LAPACK was originally targeted to achieve good performance on single-processor vector machines and on shared memory multiprocessor machines with a modest number of powerful processors.
Vectorization in linear algebra algorithms cannot be implemented in Fortran 77, because its compiler cannot minimize the number of memory references, i.e. the number of vector load and store operations.
Data movement between different levels of machine memory limits the performance of vector or scalar floating point computations. Typical types of data movement include
- Transfer of vector operands in and out of vector registers
- Transfer of scalar operands in and out of a high speed scalar processor
- Movement of data between main memory and high speed cache or local memory
- Paging between actual memory and disk storage in a virtual memory system
The key philosophy is to reuse data as much as possible, while it is stored in the higher levels of the memory hierarchy.
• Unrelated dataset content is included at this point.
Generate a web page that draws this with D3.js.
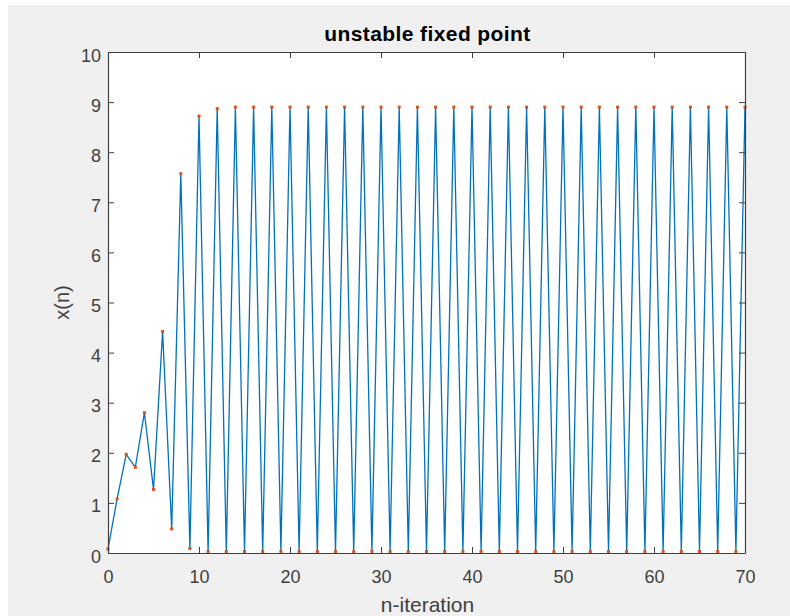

Here, the so-called higher levels means memory access is faster there.
Principal type of parallelism exploited by LAPACK: nested loop-based parallelism.
LAPACK relies on BLAS as its building blocks for portability. BLAS is the low-level interface between LAPACK and different machine architectures. Hence, the efficiency of LAPACK depends on the implementation of BLAS.
Different levels of operations in BLAS
- Level 1: vector operations, such as \(y \leftarrow \alpha x + y\), which cannot achieve high efficiency on most modern supercomputers. However, they comprise only a insignificant fraction in a typical linear algebra computation task.
- Level 2: matrix-vector operations, such as \(y \leftarrow \alpha Ax + \beta y\). On computers with one more levels of cache, such as PC, RISC workstation, the performance is limited by the rate of data movement between different levels of memory.
- Level 3: matrix-matrix operations, such as \(C \leftarrow \alpha AB + \beta C\). The data movement issues in Level 2 is solved in this level and \(O(n^3)\) floating-point operations can be achieved o1n \(O(n^2)\) data.
Therefore, LAPACK itself can run in parallel. Compared to the high level task based parallelism provided by TBB, this is a parallelism at the kernel function level.
More complicated linear algebra algorithms such as Cholesky and LU factorization are implemented as block algorithms by LAPACK to achieve the highest performance which is commensurate with the peak performance for matrix-matrix multiplication, i.e. BLAS level 3.